Thank you, thank you, John. So in the – we see of course that costs are changing and that there is a dynamic in the markets. When it comes to the way we work with the improvements here, it is not related to an expectation of changing in rate and so on. It’s related to assumptions on efficiency and costs related to do the operations. So it’s an integral part of the guidance. John Olaisen – ABG Sundal Collier: So any contemplation due to lower rig rates and so on would come on top of those numbers?
We haven’t taken into account any changes in sort of rig rates in the estimates we have provided. It was based on the core customers we had and then improving toward those. John Olaisen – ABG Sundal Collier: But are you seeing the same thing as many always at [indiscernible] that rig rates coming down – cost for more all sub supplies and projects from all sub supplies coming down. Is that something you see that starting to have a positive effect to you guys?
Either the way we work with our contractors is a long-term relationships. And we have on quite a bit of capacity that we are using and so on. So of course when we renegotiate and go into new contracts we are exposed to changes in rates and so on. And it’s very important for us to have a close dialog with the suppliers and working closely with them. And of course negotiation on supplies is of course an important part of the discussions with the suppliers.
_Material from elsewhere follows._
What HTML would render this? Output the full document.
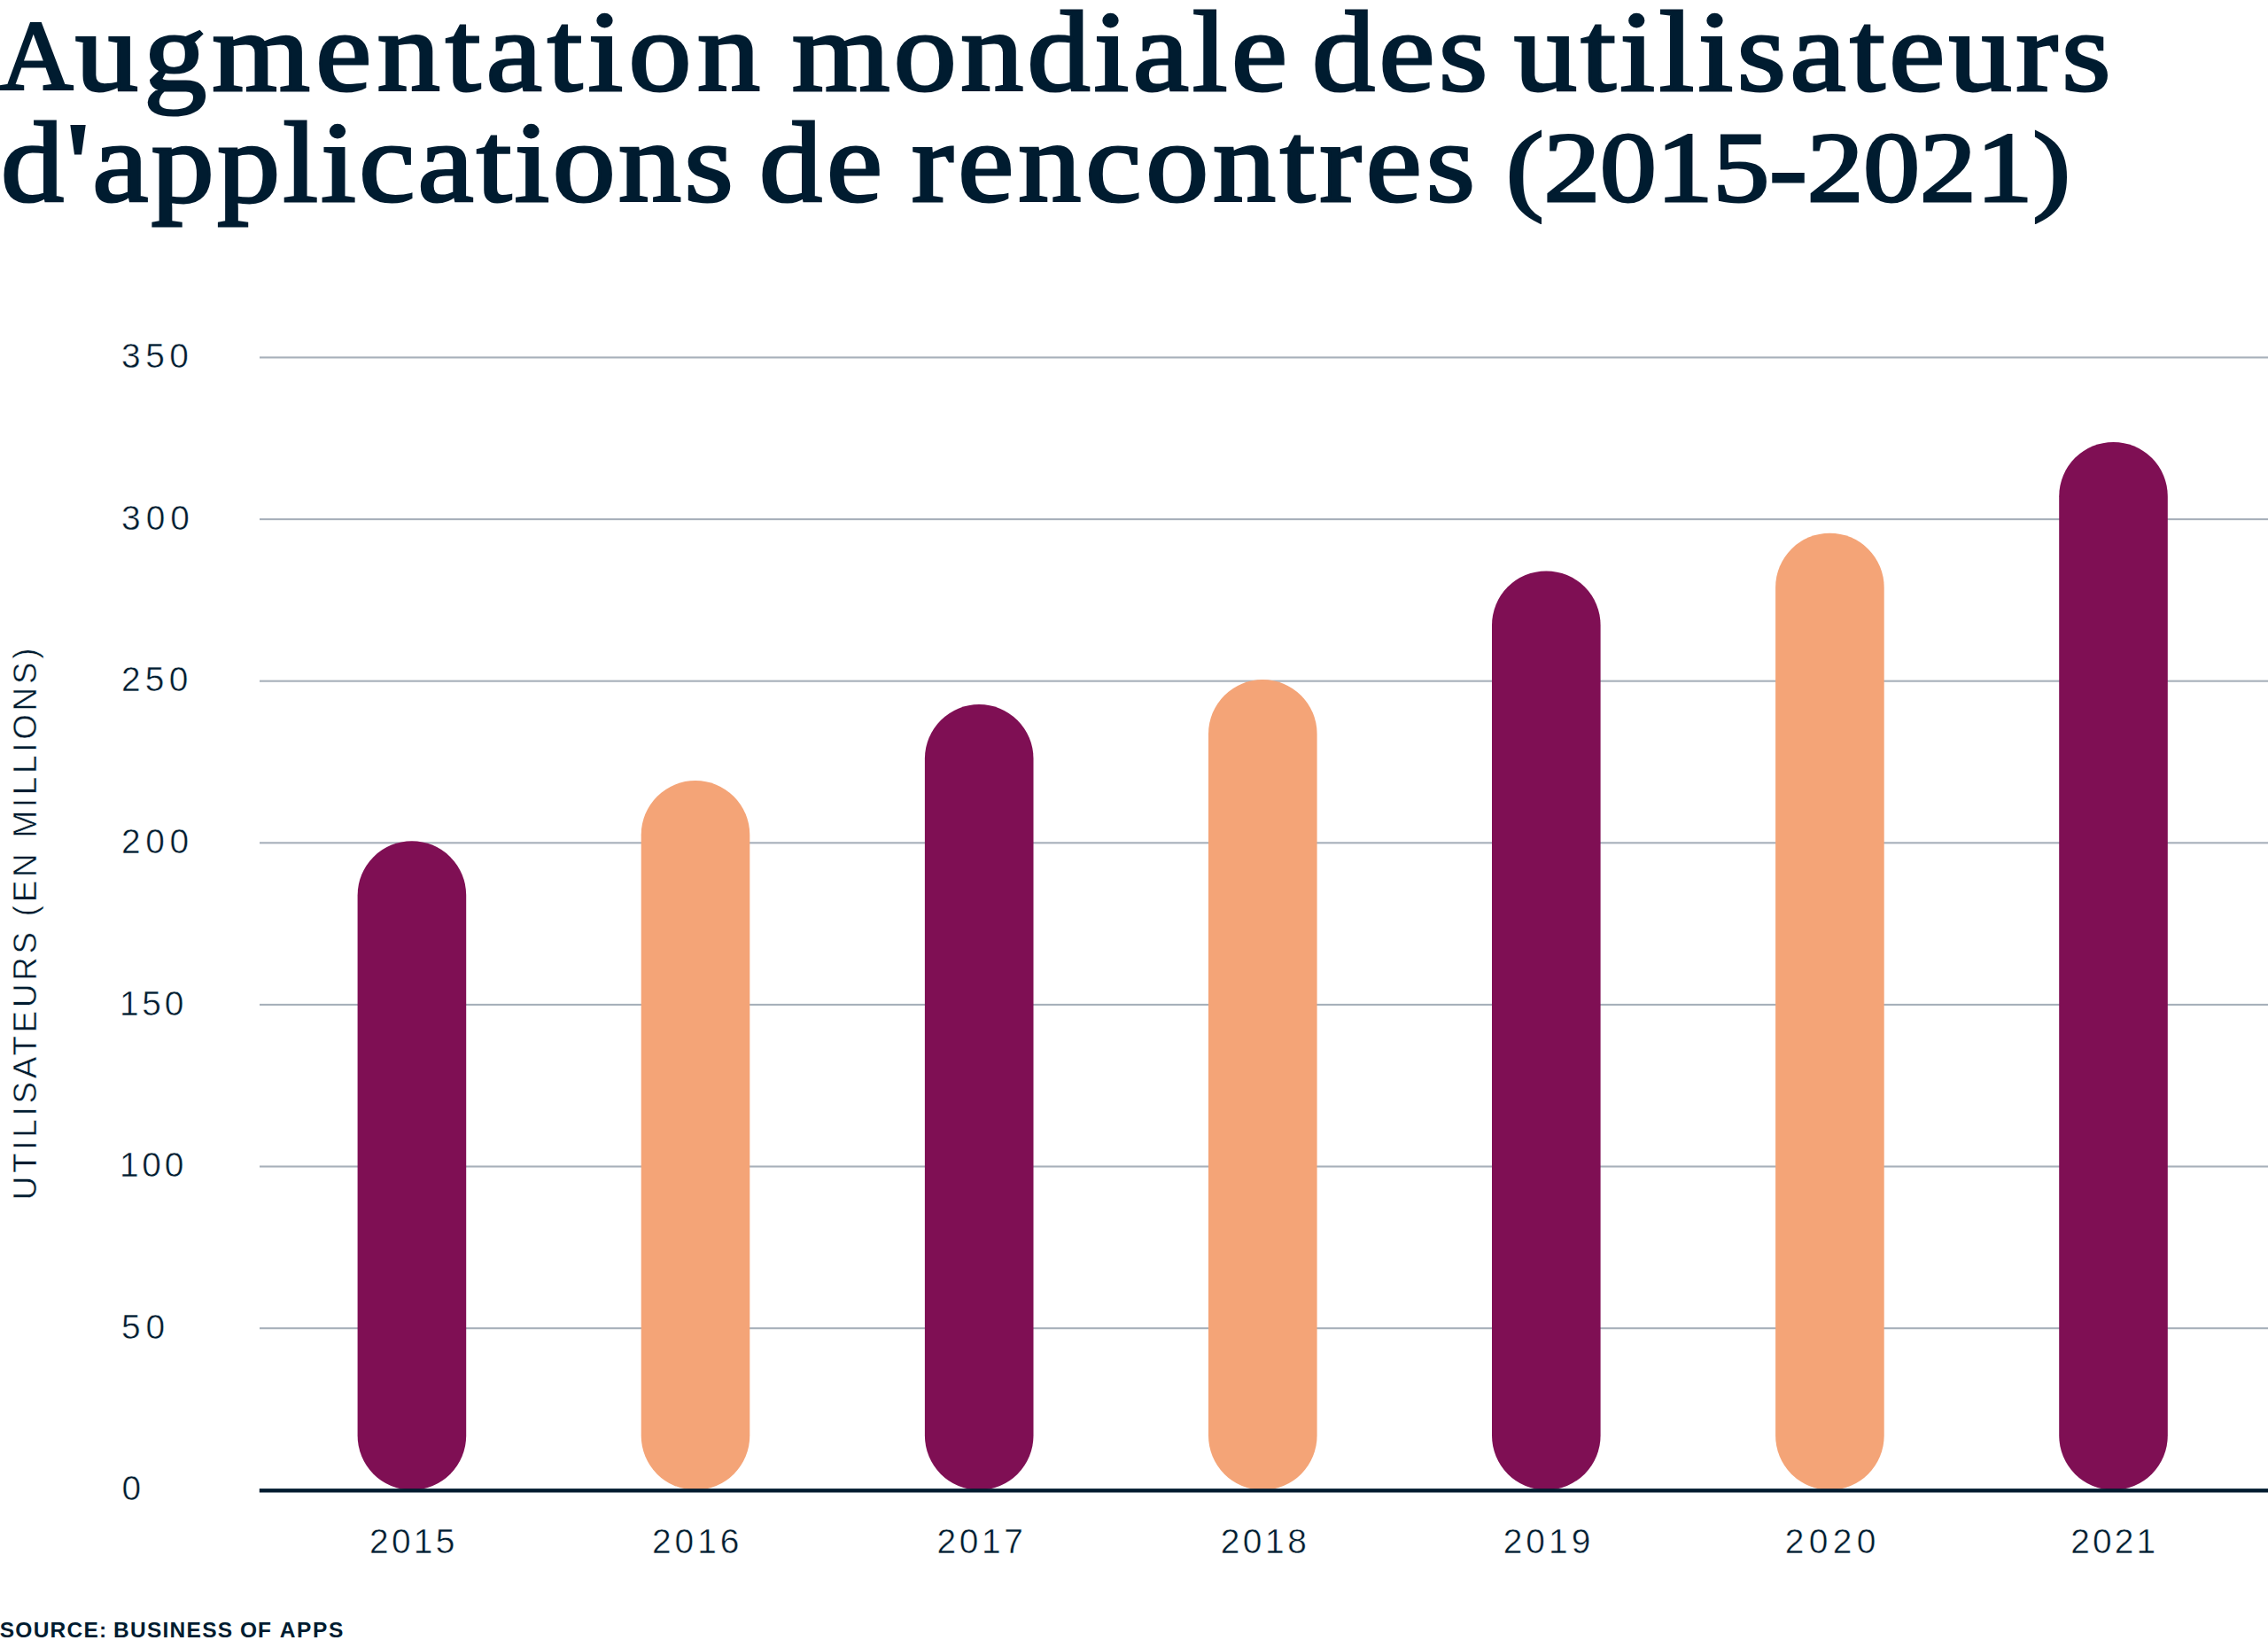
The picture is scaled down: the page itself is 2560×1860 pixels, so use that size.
<!DOCTYPE html>
<html lang="fr"><head><meta charset="utf-8"><title>Augmentation mondiale des utilisateurs d'applications de rencontres</title>
<style>
html,body{margin:0;padding:0;background:#fff;}
body{width:2560px;height:1860px;position:relative;overflow:hidden;color:#001c30;font-family:"Liberation Sans",sans-serif;}
h1{margin:0;padding:0;font-size:130px;font-weight:normal;font-family:"Liberation Serif",serif;-webkit-text-stroke:3px #001c30;}
.w{position:absolute;display:block;white-space:nowrap;line-height:150px;height:150px;transform-origin:0 0;}
svg{position:absolute;left:0;top:0;}
.lb{-webkit-text-stroke:0.5px #fff;position:absolute;display:block;font-size:38.9px;line-height:44px;height:44px;white-space:nowrap;}
#yt{position:absolute;left:28.5px;top:1041.2px;width:0;height:0;}
#yt span{-webkit-text-stroke:0.5px #fff;position:absolute;left:0;top:0;display:block;white-space:nowrap;font-size:36.8px;line-height:40px;letter-spacing:3.75px;word-spacing:0px;transform:translate(-50%,-50%) rotate(-90deg);}
.sw{position:absolute;display:block;font-weight:bold;font-size:24.5px;line-height:30px;height:30px;white-space:nowrap;}
</style></head><body>
<h1>
<span class="w" style="font-size:113px;left:0.00px;top:-11.94px;letter-spacing:0.00px;transform:scaleX(1.0110)">A</span><span class="w" style="font-size:129px;left:85.22px;top:-15.64px;letter-spacing:5.77px;transform:scaleX(1.1000)">ugmentation</span>
<span class="w" style="font-size:129px;left:893.64px;top:-15.64px;letter-spacing:4.01px;transform:scaleX(1.1000)">mondiale</span>
<span class="w" style="font-size:129px;left:1481.11px;top:-15.64px;letter-spacing:4.16px;transform:scaleX(1.1000)">des</span>
<span class="w" style="font-size:129px;left:1709.49px;top:-15.64px;letter-spacing:4.20px;transform:scaleX(1.1000)">utilisateurs</span>
<span class="w" style="font-size:129px;left:0.51px;top:108.76px;letter-spacing:3.11px;transform:scaleX(1.1000)">d'applications</span>
<span class="w" style="font-size:129px;left:856.71px;top:108.76px;letter-spacing:4.61px;transform:scaleX(1.1000)">de</span>
<span class="w" style="font-size:129px;left:1029.07px;top:108.76px;letter-spacing:4.54px;transform:scaleX(1.1000)">rencontres</span>
<span class="w" style="font-size:113px;left:1700.22px;top:114.16px;letter-spacing:0.00px;transform:scaleX(1.1274)">(2015-2021)</span>
</h1>
<svg width="2560" height="1860" viewBox="0 0 2560 1860">
<rect x="293" y="1498.12" width="2267" height="2.1" fill="#a7b0ba"/>
<rect x="293" y="1315.50" width="2267" height="2.1" fill="#a7b0ba"/>
<rect x="293" y="1132.88" width="2267" height="2.1" fill="#a7b0ba"/>
<rect x="293" y="950.26" width="2267" height="2.1" fill="#a7b0ba"/>
<rect x="293" y="767.64" width="2267" height="2.1" fill="#a7b0ba"/>
<rect x="293" y="585.02" width="2267" height="2.1" fill="#a7b0ba"/>
<rect x="293" y="402.40" width="2267" height="2.1" fill="#a7b0ba"/>
<rect x="403.6" y="949.2" width="122.6" height="732.4" rx="61.3" ry="61.3" fill="#7f0f54"/>
<rect x="723.7" y="881" width="122.6" height="800.6" rx="61.3" ry="61.3" fill="#f4a477"/>
<rect x="1043.9" y="795" width="122.6" height="886.6" rx="61.3" ry="61.3" fill="#7f0f54"/>
<rect x="1364.0" y="767" width="122.6" height="914.6" rx="61.3" ry="61.3" fill="#f4a477"/>
<rect x="1684.0" y="644.4" width="122.6" height="1037.2" rx="61.3" ry="61.3" fill="#7f0f54"/>
<rect x="2004.1" y="601.7" width="122.6" height="1079.9" rx="61.3" ry="61.3" fill="#f4a477"/>
<rect x="2324.2" y="498.9" width="122.6" height="1182.7" rx="61.3" ry="61.3" fill="#7f0f54"/>
<rect x="292.8" y="1680.1" width="2267.2" height="4.4" fill="#001c30"/>
</svg>
<span class="lb" style="left:137.45px;top:1658.36px;letter-spacing:6.00px">0</span>
<span class="lb" style="left:136.95px;top:1475.74px;letter-spacing:5.83px">50</span>
<span class="lb" style="left:134.92px;top:1293.12px;letter-spacing:3.80px">100</span>
<span class="lb" style="left:134.99px;top:1110.50px;letter-spacing:3.76px">150</span>
<span class="lb" style="left:136.95px;top:927.88px;letter-spacing:5.59px">200</span>
<span class="lb" style="left:136.95px;top:745.26px;letter-spacing:5.25px">250</span>
<span class="lb" style="left:136.98px;top:562.64px;letter-spacing:6.04px">300</span>
<span class="lb" style="left:136.98px;top:380.02px;letter-spacing:5.54px">350</span>
<span class="lb" style="left:416.92px;top:1717.82px;letter-spacing:3.34px">2015</span>
<span class="lb" style="left:735.97px;top:1717.82px;letter-spacing:3.98px">2016</span>
<span class="lb" style="left:1057.54px;top:1717.82px;letter-spacing:3.57px">2017</span>
<span class="lb" style="left:1377.67px;top:1717.82px;letter-spacing:3.53px">2018</span>
<span class="lb" style="left:1696.67px;top:1717.82px;letter-spacing:4.05px">2019</span>
<span class="lb" style="left:2014.67px;top:1717.82px;letter-spacing:5.40px">2020</span>
<span class="lb" style="left:2337.25px;top:1717.82px;letter-spacing:3.15px">2021</span>
<div id="yt"><span>UTILISATEURS (EN MILLIONS)</span></div>
<div id="src">
<span class="sw" style="left:-0.24px;top:1824.91px;letter-spacing:1.25px">SOURCE:</span>
<span class="sw" style="left:127.98px;top:1824.91px;letter-spacing:1.27px">BUSINESS</span>
<span class="sw" style="left:271.00px;top:1824.91px;letter-spacing:0.89px">OF</span>
<span class="sw" style="left:315.73px;top:1824.91px;letter-spacing:1.64px">APPS</span>
</div>
</body></html>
John Olaisen – ABG Sundal Collier: Okay, thanks for that.
Thank you. That will have to conclude our Q&A session. Today’s presentation and Q&A session can be replayed from our website in a few days, and transcripts will available. Any further questions can be directed to the investor relations department and you’ll find the contact numbers and email addresses at the back of the presentation or on the web page. Thank you all for participating and have a good afternoon.